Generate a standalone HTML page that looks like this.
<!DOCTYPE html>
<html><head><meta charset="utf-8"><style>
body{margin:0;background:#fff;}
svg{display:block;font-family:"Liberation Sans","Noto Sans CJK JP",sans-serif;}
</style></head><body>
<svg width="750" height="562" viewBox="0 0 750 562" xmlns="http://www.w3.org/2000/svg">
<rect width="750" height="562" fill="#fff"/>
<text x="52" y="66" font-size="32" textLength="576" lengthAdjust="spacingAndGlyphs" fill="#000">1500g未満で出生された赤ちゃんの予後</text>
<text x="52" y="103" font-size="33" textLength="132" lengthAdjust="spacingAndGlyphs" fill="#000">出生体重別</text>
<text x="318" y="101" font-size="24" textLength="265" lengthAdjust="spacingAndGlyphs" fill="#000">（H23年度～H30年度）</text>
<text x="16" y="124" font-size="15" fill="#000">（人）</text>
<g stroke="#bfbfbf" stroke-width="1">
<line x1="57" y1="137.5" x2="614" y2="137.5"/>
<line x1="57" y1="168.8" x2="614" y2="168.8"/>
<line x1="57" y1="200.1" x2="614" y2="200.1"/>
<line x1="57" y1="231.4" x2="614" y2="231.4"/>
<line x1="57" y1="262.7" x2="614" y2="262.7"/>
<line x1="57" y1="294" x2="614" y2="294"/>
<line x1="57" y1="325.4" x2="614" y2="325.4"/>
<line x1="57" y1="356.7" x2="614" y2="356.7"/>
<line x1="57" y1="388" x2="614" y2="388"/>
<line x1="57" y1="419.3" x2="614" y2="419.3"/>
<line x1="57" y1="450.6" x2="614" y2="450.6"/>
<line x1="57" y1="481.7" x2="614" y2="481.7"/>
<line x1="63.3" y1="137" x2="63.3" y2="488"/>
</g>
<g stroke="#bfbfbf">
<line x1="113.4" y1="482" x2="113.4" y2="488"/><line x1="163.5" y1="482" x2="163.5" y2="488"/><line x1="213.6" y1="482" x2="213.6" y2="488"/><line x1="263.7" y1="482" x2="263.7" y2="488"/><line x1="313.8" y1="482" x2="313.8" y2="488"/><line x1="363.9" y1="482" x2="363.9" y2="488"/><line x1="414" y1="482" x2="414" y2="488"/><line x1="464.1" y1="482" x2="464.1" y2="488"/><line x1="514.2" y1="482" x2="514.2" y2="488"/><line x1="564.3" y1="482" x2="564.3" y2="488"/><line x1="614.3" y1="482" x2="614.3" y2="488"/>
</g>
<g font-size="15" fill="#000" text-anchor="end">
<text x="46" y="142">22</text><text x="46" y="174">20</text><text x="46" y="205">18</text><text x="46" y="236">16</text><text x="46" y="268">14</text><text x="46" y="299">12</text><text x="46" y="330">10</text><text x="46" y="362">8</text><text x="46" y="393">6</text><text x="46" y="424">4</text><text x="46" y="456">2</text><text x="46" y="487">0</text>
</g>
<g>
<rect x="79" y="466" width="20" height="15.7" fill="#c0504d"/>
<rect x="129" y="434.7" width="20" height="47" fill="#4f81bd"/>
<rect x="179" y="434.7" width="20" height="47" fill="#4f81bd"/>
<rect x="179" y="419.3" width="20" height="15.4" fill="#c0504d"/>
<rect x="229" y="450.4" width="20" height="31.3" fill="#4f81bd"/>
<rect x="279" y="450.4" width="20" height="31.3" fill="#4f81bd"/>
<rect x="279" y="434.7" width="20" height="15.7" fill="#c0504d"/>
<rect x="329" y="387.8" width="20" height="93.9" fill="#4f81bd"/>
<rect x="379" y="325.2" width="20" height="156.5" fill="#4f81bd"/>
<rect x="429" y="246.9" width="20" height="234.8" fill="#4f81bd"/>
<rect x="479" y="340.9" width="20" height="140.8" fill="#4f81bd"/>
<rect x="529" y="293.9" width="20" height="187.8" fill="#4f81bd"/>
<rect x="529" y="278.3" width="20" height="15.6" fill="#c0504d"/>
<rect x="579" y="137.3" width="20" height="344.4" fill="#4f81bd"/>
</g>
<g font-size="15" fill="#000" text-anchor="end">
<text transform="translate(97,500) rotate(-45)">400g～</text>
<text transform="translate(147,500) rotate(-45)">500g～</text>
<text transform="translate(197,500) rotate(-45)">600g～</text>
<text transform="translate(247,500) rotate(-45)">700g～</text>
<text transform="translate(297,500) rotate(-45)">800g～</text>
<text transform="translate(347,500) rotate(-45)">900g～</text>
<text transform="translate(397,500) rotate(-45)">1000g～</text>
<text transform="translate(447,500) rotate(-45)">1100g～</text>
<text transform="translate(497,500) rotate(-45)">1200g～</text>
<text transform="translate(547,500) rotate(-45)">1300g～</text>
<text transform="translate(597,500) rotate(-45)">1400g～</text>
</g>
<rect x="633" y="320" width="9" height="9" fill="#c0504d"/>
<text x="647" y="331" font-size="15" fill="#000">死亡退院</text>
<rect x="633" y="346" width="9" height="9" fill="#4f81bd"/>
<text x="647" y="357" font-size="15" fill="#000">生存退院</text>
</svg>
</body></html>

What the exercise asks:
Please reproduce every line of the material word for word.

Task response:
Generate a standalone HTML page that looks like this.
<!DOCTYPE html>
<html><head><meta charset="utf-8"><style>
body{margin:0;background:#fff;}
svg{display:block;font-family:"Liberation Sans","Noto Sans CJK JP",sans-serif;}
</style></head><body>
<svg width="750" height="562" viewBox="0 0 750 562" xmlns="http://www.w3.org/2000/svg">
<rect width="750" height="562" fill="#fff"/>
<text x="52" y="66" font-size="32" textLength="576" lengthAdjust="spacingAndGlyphs" fill="#000">1500g未満で出生された赤ちゃんの予後</text>
<text x="52" y="103" font-size="33" textLength="132" lengthAdjust="spacingAndGlyphs" fill="#000">出生体重別</text>
<text x="318" y="101" font-size="24" textLength="265" lengthAdjust="spacingAndGlyphs" fill="#000">（H23年度～H30年度）</text>
<text x="16" y="124" font-size="15" fill="#000">（人）</text>
<g stroke="#bfbfbf" stroke-width="1">
<line x1="57" y1="137.5" x2="614" y2="137.5"/>
<line x1="57" y1="168.8" x2="614" y2="168.8"/>
<line x1="57" y1="200.1" x2="614" y2="200.1"/>
<line x1="57" y1="231.4" x2="614" y2="231.4"/>
<line x1="57" y1="262.7" x2="614" y2="262.7"/>
<line x1="57" y1="294" x2="614" y2="294"/>
<line x1="57" y1="325.4" x2="614" y2="325.4"/>
<line x1="57" y1="356.7" x2="614" y2="356.7"/>
<line x1="57" y1="388" x2="614" y2="388"/>
<line x1="57" y1="419.3" x2="614" y2="419.3"/>
<line x1="57" y1="450.6" x2="614" y2="450.6"/>
<line x1="57" y1="481.7" x2="614" y2="481.7"/>
<line x1="63.3" y1="137" x2="63.3" y2="488"/>
</g>
<g stroke="#bfbfbf">
<line x1="113.4" y1="482" x2="113.4" y2="488"/><line x1="163.5" y1="482" x2="163.5" y2="488"/><line x1="213.6" y1="482" x2="213.6" y2="488"/><line x1="263.7" y1="482" x2="263.7" y2="488"/><line x1="313.8" y1="482" x2="313.8" y2="488"/><line x1="363.9" y1="482" x2="363.9" y2="488"/><line x1="414" y1="482" x2="414" y2="488"/><line x1="464.1" y1="482" x2="464.1" y2="488"/><line x1="514.2" y1="482" x2="514.2" y2="488"/><line x1="564.3" y1="482" x2="564.3" y2="488"/><line x1="614.3" y1="482" x2="614.3" y2="488"/>
</g>
<g font-size="15" fill="#000" text-anchor="end">
<text x="46" y="142">22</text><text x="46" y="174">20</text><text x="46" y="205">18</text><text x="46" y="236">16</text><text x="46" y="268">14</text><text x="46" y="299">12</text><text x="46" y="330">10</text><text x="46" y="362">8</text><text x="46" y="393">6</text><text x="46" y="424">4</text><text x="46" y="456">2</text><text x="46" y="487">0</text>
</g>
<g>
<rect x="79" y="466" width="20" height="15.7" fill="#c0504d"/>
<rect x="129" y="434.7" width="20" height="47" fill="#4f81bd"/>
<rect x="179" y="434.7" width="20" height="47" fill="#4f81bd"/>
<rect x="179" y="419.3" width="20" height="15.4" fill="#c0504d"/>
<rect x="229" y="450.4" width="20" height="31.3" fill="#4f81bd"/>
<rect x="279" y="450.4" width="20" height="31.3" fill="#4f81bd"/>
<rect x="279" y="434.7" width="20" height="15.7" fill="#c0504d"/>
<rect x="329" y="387.8" width="20" height="93.9" fill="#4f81bd"/>
<rect x="379" y="325.2" width="20" height="156.5" fill="#4f81bd"/>
<rect x="429" y="246.9" width="20" height="234.8" fill="#4f81bd"/>
<rect x="479" y="340.9" width="20" height="140.8" fill="#4f81bd"/>
<rect x="529" y="293.9" width="20" height="187.8" fill="#4f81bd"/>
<rect x="529" y="278.3" width="20" height="15.6" fill="#c0504d"/>
<rect x="579" y="137.3" width="20" height="344.4" fill="#4f81bd"/>
</g>
<g font-size="15" fill="#000" text-anchor="end">
<text transform="translate(97,500) rotate(-45)">400g～</text>
<text transform="translate(147,500) rotate(-45)">500g～</text>
<text transform="translate(197,500) rotate(-45)">600g～</text>
<text transform="translate(247,500) rotate(-45)">700g～</text>
<text transform="translate(297,500) rotate(-45)">800g～</text>
<text transform="translate(347,500) rotate(-45)">900g～</text>
<text transform="translate(397,500) rotate(-45)">1000g～</text>
<text transform="translate(447,500) rotate(-45)">1100g～</text>
<text transform="translate(497,500) rotate(-45)">1200g～</text>
<text transform="translate(547,500) rotate(-45)">1300g～</text>
<text transform="translate(597,500) rotate(-45)">1400g～</text>
</g>
<rect x="633" y="320" width="9" height="9" fill="#c0504d"/>
<text x="647" y="331" font-size="15" fill="#000">死亡退院</text>
<rect x="633" y="346" width="9" height="9" fill="#4f81bd"/>
<text x="647" y="357" font-size="15" fill="#000">生存退院</text>
</svg>
</body></html>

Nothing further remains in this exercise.